The strategic goals of the Food and Agricultural Organization (FAO) include eliminating hunger, food security and malnutrition. The FAO also cares for agriculture, helps increase resilience to a crisis and aids those suffering from rural poverty. One of their most recent success stories is mobile veterinary clinics, which does incorporate these objectives.
In 2016, Haiti experienced Hurricane Matthew. This violent storm resulted in the country’s largest humanitarian emergency since an earthquake that happened in 2010. The Category 4 hurricane caused extensive flooding, mudslides, damage to infrastructure and severe water shortages. A 2016 report from the United Nations Office for the Coordination of Humanitarian Affairs determined that the hurricane affected 2.1 million people, with 1.4 million people in need of aid and 806,000 people left food insecure.
Food insecurity can be directly linked to one of the most devastating effects of the storm. This effect is the incident of thousands of livestock being killed. Many of Haiti’s inhabitants rely on livestock – mainly cows – for not only food but also a large source of income. Even more troubling was the amount of livestock that did survive but suffered sickness and injury that could not be treated.
Veterinary assistance in Haiti is very costly and heavily out of reach. The FAO saw an opportunity and took the stage as the first United Nations agency to set up mobile veterinary clinics. The FAO operates these clinics by traveling to storm-affected areas and providing adequate treatment to livestock that have suffered the effects of the storm. Education is also incorporated into the equation and is of high importance. The FAO trains local veterinary assistants on proper care and technique for caring for the affected animals. Kits are also provided to Haiti’s citizens so that treatment can continue when the mobile vets have left the region. Antibiotics, deworming medication, multivitamins and other equipment have all been provided to assist Haiti, while helping the FAO reach their strategic goals.

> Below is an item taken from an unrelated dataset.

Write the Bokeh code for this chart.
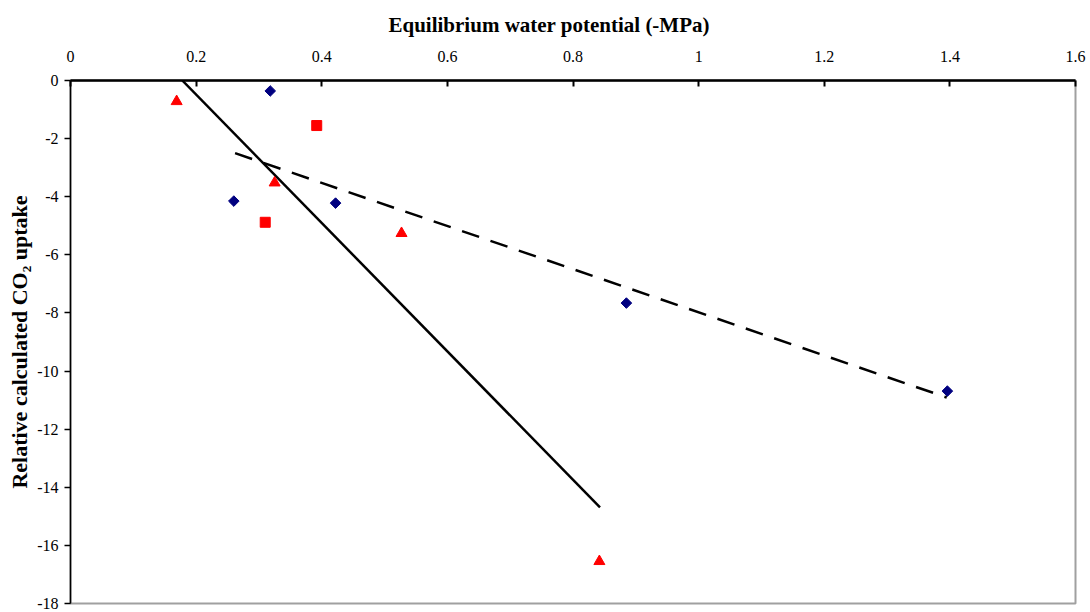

The accomplishments of the FAO’s mobile veterinary clinics include a rise in milk production, the development of six mobile clinics and, most importantly, the hope that these clinics have given those in the Haitian community. So far, mobile vet clinics have helped an estimated 12,000 people rebuild their lives by treating their much relied-on livestock after a severe storm. If the FAO continues this project and develops even more mobile veterinary clinics, it is probable that more Haitians will be able to restart their lives in a better place after natural disasters in the future.